■ WHAT NEEDS TO BE DONE:
Omit the pictures and print exactly the lines of the listing below, starting at the first and ending at the line containing "y_top, y_mid, y_bot = 185, 371, 556".

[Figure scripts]
- - -

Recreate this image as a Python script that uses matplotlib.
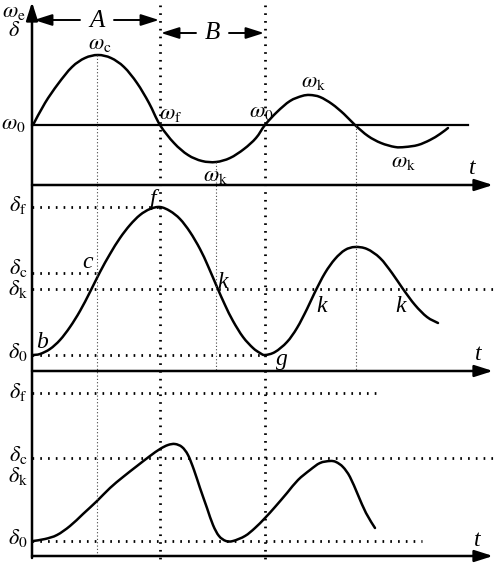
import numpy as np
import matplotlib
matplotlib.use('Agg')
import matplotlib.pyplot as plt
from matplotlib.path import Path
from matplotlib.patches import PathPatch

plt.rcParams['mathtext.fontset'] = 'stix'
plt.rcParams['font.family'] = ['Liberation Serif', 'DejaVu Serif']

# 곡선 데이터 (그림 좌표에서 읽은 값)
top_t = [33, 45, 58, 72, 85, 98, 111, 124, 137, 149, 160, 174, 188, 202, 216, 230, 244, 256, 265,
         277, 290, 302, 310, 320, 332, 344, 355, 368, 381, 395, 405, 418, 430, 440, 448]
top_w = [125, 103, 84, 67, 58, 55, 58, 67, 83, 103, 125, 143, 155, 161, 162, 158, 149, 138, 125,
         112, 101, 96, 95, 97, 104, 114, 125, 136, 143, 147, 147, 145, 140, 134, 128]

mid_t = [33, 40, 50, 60, 70, 80, 90, 100, 110, 120, 130, 140, 150, 160,
         170, 180, 190, 200, 208, 217, 225, 233, 243, 253, 260, 265,
         275, 287, 297, 307, 315, 325, 335, 345, 355,
         367, 380, 392, 403, 415, 427, 438]
mid_d = [355, 354, 349, 340, 327, 311, 292, 272, 254, 238, 225, 215, 209, 207,
         211, 219, 232, 249, 266, 287, 305, 321, 337, 348, 353, 355,
         352, 342, 328, 309, 292, 273, 259, 250, 247,
         249, 258, 273, 289, 305, 317, 323]

bot_t = [33, 45, 57, 70, 83, 97, 110, 123, 137, 150, 160, 168, 175, 182, 188, 194, 200, 207, 213,
         219, 226, 233, 245, 255, 265, 275, 287, 298, 310, 320, 330, 336, 343, 350, 358, 366, 375]
bot_d = [541, 539, 535, 526, 514, 501, 488, 477, 466, 456, 449, 445, 444, 447, 455, 470, 488, 508, 525,
         536, 541, 541, 536, 528, 518, 507, 493, 480, 470, 463, 461, 462, 467, 477, 495, 513, 528]

# 기준 레벨
lev_mid = {'f': 207, 'c': 273, 'k': 289, '0': 355}
lev_bot = {'f': 393, 'c': 458, 'k': 475, '0': 541}

W, H = 498, 565
fig = plt.figure(figsize=(W / 100, H / 100), dpi=100)
ax = fig.add_axes([0, 0, 1, 1])
ax.set_xlim(0, W)
ax.set_ylim(H, 0)
ax.axis('off')

x0 = 32
y_top, y_mid, y_bot = 185, 371, 556

def arrow(x1, y1, x2, y2, lw=1.8):
    ax.annotate('', xy=(x2, y2), xytext=(x1, y1),
                arrowprops=dict(arrowstyle='-|>,head_length=1.1,head_width=0.35',
                                color='black', lw=lw, shrinkA=0, shrinkB=0))

def smooth_curve(xs, ys, lw=1.8):
    # 점들을 통과하는 부드러운 베지어 경로 (Catmull-Rom)
    p = np.column_stack([xs, ys]).astype(float)
    verts = [p[0]]
    codes = [Path.MOVETO]
    for i in range(len(p) - 1):
        a = p[i - 1] if i > 0 else p[i]
        b, c = p[i], p[i + 1]
        d = p[i + 2] if i + 2 < len(p) else p[i + 1]
        verts += [b + (c - a) / 6, c - (d - b) / 6, c]
        codes += [Path.CURVE4] * 3
    ax.add_patch(PathPatch(Path(verts, codes), fill=False, edgecolor='black',
                           lw=lw, capstyle='round', joinstyle='round'))

# 축
arrow(x0, y_bot + 2, x0, 2)
for yy in (y_top, y_mid, y_bot):
    arrow(x0, yy, 493, yy)
ax.plot([x0, 468], [125, 125], color='black', lw=1.6)

# 점선
bold = dict(color='black', lw=2.0, linestyle=(0, (0.6, 2.2)), dash_capstyle='butt')
thin = dict(color='#444444', lw=0.8, linestyle=(0, (1, 2)))
ax.plot([160, 160], [5, 560], **bold)
ax.plot([265, 265], [5, 560], **bold)
ax.plot([97, 97], [55, y_bot], **thin)
ax.plot([216, 216], [162, y_mid], **thin)
ax.plot([356, 356], [125, y_mid], **thin)

ax.plot([x0, 160], [lev_mid['f']] * 2, **bold)
ax.plot([x0, 97], [lev_mid['c']] * 2, **bold)
ax.plot([x0, 497], [lev_mid['k']] * 2, **bold)
ax.plot([x0, 265], [lev_mid['0']] * 2, **bold)
ax.plot([x0, 382], [lev_bot['f']] * 2, **bold)
ax.plot([x0, 497], [lev_bot['c']] * 2, **bold)
ax.plot([x0, 422], [lev_bot['0']] * 2, **bold)

# 곡선
for t, v in ((top_t, top_w), (mid_t, mid_d), (bot_t, bot_d)):
    smooth_curve(t, v)

# A, B 구간 화살표
arrow(80, 20, 34, 20, lw=1.4)
arrow(114, 20, 159, 20, lw=1.4)
arrow(196, 33, 161, 33, lw=1.4)
arrow(229, 33, 264, 33, lw=1.4)
it = dict(fontstyle='italic', ha='center', va='center')
ax.text(97, 21, 'A', fontsize=18, **it)
ax.text(212, 33, 'B', fontsize=18, **it)

fs = 16
ax.text(2, 12, r'$\omega_{\rm e}$', fontsize=fs, ha='left', va='center')
ax.text(14, 32, r'$\delta$', fontsize=fs, ha='center', va='center')
ax.text(13, 125, r'$\omega_{0}$', fontsize=fs, ha='center', va='center')

ax.text(100, 45, r'$\omega_{\rm c}$', fontsize=fs, ha='center', va='center')
ax.text(171, 115, r'$\omega_{\rm f}$', fontsize=fs, ha='center', va='center')
ax.text(216, 176, r'$\omega_{\rm k}$', fontsize=fs, ha='center', va='center')
ax.text(261, 113, r'$\omega_{0}$', fontsize=fs, ha='center', va='center')
ax.text(314, 83, r'$\omega_{\rm k}$', fontsize=fs, ha='center', va='center')
ax.text(404, 162, r'$\omega_{\rm k}$', fontsize=fs, ha='center', va='center')
ax.text(472, 168, 't', fontsize=17, **it)

ax.text(18, 205, r'$\delta_{\rm f}$', fontsize=fs, ha='center', va='center')
ax.text(18, 268, r'$\delta_{\rm c}$', fontsize=fs, ha='center', va='center')
ax.text(18, 289, r'$\delta_{\rm k}$', fontsize=fs, ha='center', va='center')
ax.text(18, 352, r'$\delta_{0}$', fontsize=fs, ha='center', va='center')
ax.text(153, 199, 'f', fontsize=17, **it)
ax.text(88, 263, 'c', fontsize=17, **it)
ax.text(223, 282, 'k', fontsize=17, **it)
ax.text(42, 343, 'b', fontsize=17, **it)
ax.text(282, 360, 'g', fontsize=17, **it)
ax.text(322, 306, 'k', fontsize=17, **it)
ax.text(401, 306, 'k', fontsize=17, **it)
ax.text(478, 354, 't', fontsize=17, **it)

ax.text(18, 392, r'$\delta_{\rm f}$', fontsize=fs, ha='center', va='center')
ax.text(18, 455, r'$\delta_{\rm c}$', fontsize=fs, ha='center', va='center')
ax.text(18, 476, r'$\delta_{\rm k}$', fontsize=fs, ha='center', va='center')
ax.text(18, 538, r'$\delta_{0}$', fontsize=fs, ha='center', va='center')
ax.text(477, 540, 't', fontsize=17, **it)

fig.savefig('out.png', dpi=100)
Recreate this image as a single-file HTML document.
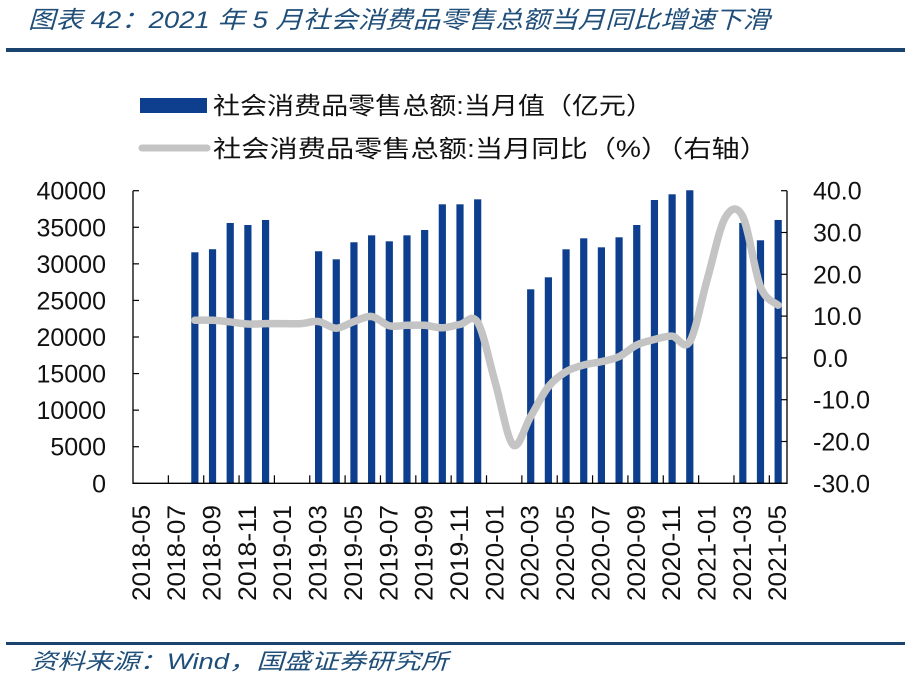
<!DOCTYPE html>
<html><head><meta charset="utf-8">
<style>
html,body{margin:0;padding:0;background:#fff;}
svg{display:block;}
</style></head>
<body>
<svg id="chart" width="905" height="680" viewBox="0 0 905 680" xmlns="http://www.w3.org/2000/svg">
  <text x="28" y="28" font-family="'Liberation Sans','Noto Sans CJK SC',sans-serif" font-size="24" font-style="italic" fill="#1f4e79" textLength="742" lengthAdjust="spacingAndGlyphs">图表 42：2021 年 5 月社会消费品零售总额当月同比增速下滑</text>
  <rect x="6" y="48" width="899" height="4" fill="#1a446e"/>
  <g>
    <rect x="140" y="98" width="67" height="15" fill="#0d3f8e"/>
    <text x="213" y="114" font-family="'Liberation Sans','Noto Sans CJK SC',sans-serif" font-size="24" fill="#111" textLength="440" lengthAdjust="spacingAndGlyphs">社会消费品零售总额:当月值（亿元）</text>
    <line x1="142" y1="148" x2="207" y2="148" stroke="#c4c4c4" stroke-width="7" stroke-linecap="round"/>
    <text x="213" y="157" font-family="'Liberation Sans','Noto Sans CJK SC',sans-serif" font-size="24" fill="#111" textLength="555" lengthAdjust="spacingAndGlyphs">社会消费品零售总额:当月同比（%）（右轴）</text>
  </g>
  <g id="plot"></g>
  <rect x="6" y="642" width="899" height="3" fill="#1a446e"/>
  <text x="30" y="669" font-family="'Liberation Sans','Noto Sans CJK SC',sans-serif" font-size="22" font-style="italic" fill="#1f4e79" textLength="418" lengthAdjust="spacingAndGlyphs">资料来源：Wind，国盛证券研究所</text>
</svg>
<script>
const months = ["2018-05","2018-06","2018-07","2018-08","2018-09","2018-10","2018-11","2018-12","2019-01","2019-02","2019-03","2019-04","2019-05","2019-06","2019-07","2019-08","2019-09","2019-10","2019-11","2019-12","2020-01","2020-02","2020-03","2020-04","2020-05","2020-06","2020-07","2020-08","2020-09","2020-10","2020-11","2020-12","2021-01","2021-02","2021-03","2021-04","2021-05"];
const salesValues = [null,null,null,31580,32000,35590,35310,36000,null,null,31720,30620,32950,33900,33080,33900,34630,38140,38140,38820,null,null,26520,28160,31990,33490,32260,33630,35310,38730,39510,40060,null,null,35590,33220,36000];
const yoyValues = [null,null,null,9.0,9.0,8.6,8.1,8.2,8.2,8.2,8.7,7.1,8.7,9.9,7.7,7.8,7.8,7.2,8.0,8.5,-6.0,-20.8,-14.0,-6.9,-3.3,-1.7,-0.9,0.3,3.1,4.4,5.2,3.9,19.0,33.5,33.8,17.0,12.6];
const leftTicks = [0,5000,10000,15000,20000,25000,30000,35000,40000];
const rightTicks = [-30,-20,-10,0,10,20,30,40];
const rightTickLabels = ["-30.0","-20.0","-10.0","0.0","10.0","20.0","30.0","40.0"];

const NS = "http://www.w3.org/2000/svg";
const X0 = 133, X1 = 787, Y0 = 483.3, Y1 = 190.7;
const step = (X1 - X0) / months.length;
const xC = i => X0 + step * (i + 0.5);
const yL = v => Y0 - (v / 40000) * (Y0 - Y1);
const yR = v => Y0 - ((v + 30) / 70) * (Y0 - Y1);
const plot = document.getElementById("plot");
function mk(tag, attrs) { const e = document.createElementNS(NS, tag); for (const k in attrs) e.setAttribute(k, attrs[k]); plot.appendChild(e); return e; }
const FONT = "'Liberation Sans',sans-serif";

salesValues.forEach((v, i) => {
  if (v === null) return;
  const r = mk("rect", {x: xC(i) - 3.6, y: yL(v), width: 7.2, height: Y0 - yL(v), fill: "#0d3f8e"});
  
  
});

const pts = [];
yoyValues.forEach((v, i) => { if (v !== null) pts.push([xC(i), yR(v)]); });
let d = "M" + pts[0][0] + "," + pts[0][1];
for (let i = 0; i < pts.length - 1; i++) {
  const p0 = pts[i - 1] || pts[i], p1 = pts[i], p2 = pts[i + 1], p3 = pts[i + 2] || p2;
  const c1x = p1[0] + (p2[0] - p0[0]) / 6, c1y = p1[1] + (p2[1] - p0[1]) / 6;
  const c2x = p2[0] - (p3[0] - p1[0]) / 6, c2y = p2[1] - (p3[1] - p1[1]) / 6;
  d += " C" + c1x + "," + c1y + " " + c2x + "," + c2y + " " + p2[0] + "," + p2[1];
}
const line = mk("path", {d: d, fill: "none", stroke: "#c4c4c4", "stroke-width": 7.5, "stroke-linejoin": "round", "stroke-linecap": "round"});



const ax = mk("path", {d: `M${X0},${Y1} V${Y0} H${X1} V${Y1}`, fill: "none", stroke: "#000", "stroke-width": 1.3});



leftTicks.forEach(v => {
  const y = yL(v);
  const t = mk("line", {x1: X0, x2: X0 + 6, y1: y, y2: y, stroke: "#000", "stroke-width": 1.2});
  
  
  const l = mk("text", {x: 106, y: y + 9, "text-anchor": "end", "font-family": FONT, "font-size": 25, fill: "#111"});
  l.textContent = String(v);
  
  
});
rightTicks.forEach((v, k) => {
  const y = yR(v);
  const t = mk("line", {x1: X1 - 6, x2: X1, y1: y, y2: y, stroke: "#000", "stroke-width": 1.2});
  
  
  const l = mk("text", {x: 813, y: y + 9, "text-anchor": "start", "font-family": FONT, "font-size": 25, fill: "#111"});
  l.textContent = rightTickLabels[k];
  
  
});
months.forEach((m, i) => {
  if (i % 2 === 0 && i > 0) {
    const bx = X0 + step * i;
    const t = mk("line", {x1: bx, x2: bx, y1: Y0, y2: Y0 - 8, stroke: "#000", "stroke-width": 1.2});
    
    
  }
  if (i % 2 === 0) {
    const x = xC(i) + 8, y = 505;
    const l = mk("text", {x: x, y: y, transform: `rotate(-90 ${x} ${y})`, "text-anchor": "end", "font-family": FONT, "font-size": 25, fill: "#111", textLength: 96, lengthAdjust: "spacingAndGlyphs"});
    l.textContent = m;
    
    
  }
});
</script>
</body></html>
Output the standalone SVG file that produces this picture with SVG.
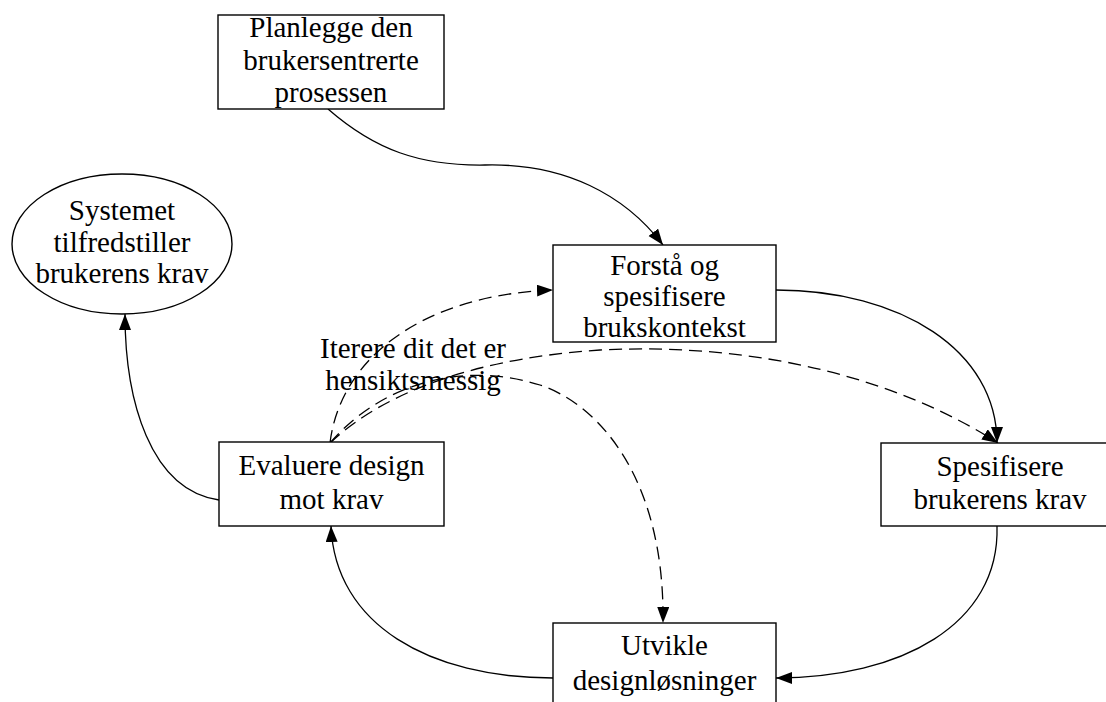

- - -

■ FINISHED ANSWER:
Recreate this image as a Python script that uses matplotlib.
import numpy as np
import matplotlib
matplotlib.use('Agg')
import matplotlib.pyplot as plt
from matplotlib.path import Path
from matplotlib.patches import PathPatch

plt.rcParams['mathtext.fontset'] = 'stix'
plt.rcParams['font.family'] = ['Liberation Serif', 'DejaVu Serif']

# 곡선 데이터 (그림 좌표에서 읽은 값)
top_t = [33, 45, 58, 72, 85, 98, 111, 124, 137, 149, 160, 174, 188, 202, 216, 230, 244, 256, 265,
         277, 290, 302, 310, 320, 332, 344, 355, 368, 381, 395, 405, 418, 430, 440, 448]
top_w = [125, 103, 84, 67, 58, 55, 58, 67, 83, 103, 125, 143, 155, 161, 162, 158, 149, 138, 125,
         112, 101, 96, 95, 97, 104, 114, 125, 136, 143, 147, 147, 145, 140, 134, 128]

mid_t = [33, 40, 50, 60, 70, 80, 90, 100, 110, 120, 130, 140, 150, 160,
         170, 180, 190, 200, 208, 217, 225, 233, 243, 253, 260, 265,
         275, 287, 297, 307, 315, 325, 335, 345, 355,
         367, 380, 392, 403, 415, 427, 438]
mid_d = [355, 354, 349, 340, 327, 311, 292, 272, 254, 238, 225, 215, 209, 207,
         211, 219, 232, 249, 266, 287, 305, 321, 337, 348, 353, 355,
         352, 342, 328, 309, 292, 273, 259, 250, 247,
         249, 258, 273, 289, 305, 317, 323]

bot_t = [33, 45, 57, 70, 83, 97, 110, 123, 137, 150, 160, 168, 175, 182, 188, 194, 200, 207, 213,
         219, 226, 233, 245, 255, 265, 275, 287, 298, 310, 320, 330, 336, 343, 350, 358, 366, 375]
bot_d = [541, 539, 535, 526, 514, 501, 488, 477, 466, 456, 449, 445, 444, 447, 455, 470, 488, 508, 525,
         536, 541, 541, 536, 528, 518, 507, 493, 480, 470, 463, 461, 462, 467, 477, 495, 513, 528]

# 기준 레벨
lev_mid = {'f': 207, 'c': 273, 'k': 289, '0': 355}
lev_bot = {'f': 393, 'c': 458, 'k': 475, '0': 541}

W, H = 498, 565
fig = plt.figure(figsize=(W / 100, H / 100), dpi=100)
ax = fig.add_axes([0, 0, 1, 1])
ax.set_xlim(0, W)
ax.set_ylim(H, 0)
ax.axis('off')

x0 = 32
y_top, y_mid, y_bot = 185, 371, 556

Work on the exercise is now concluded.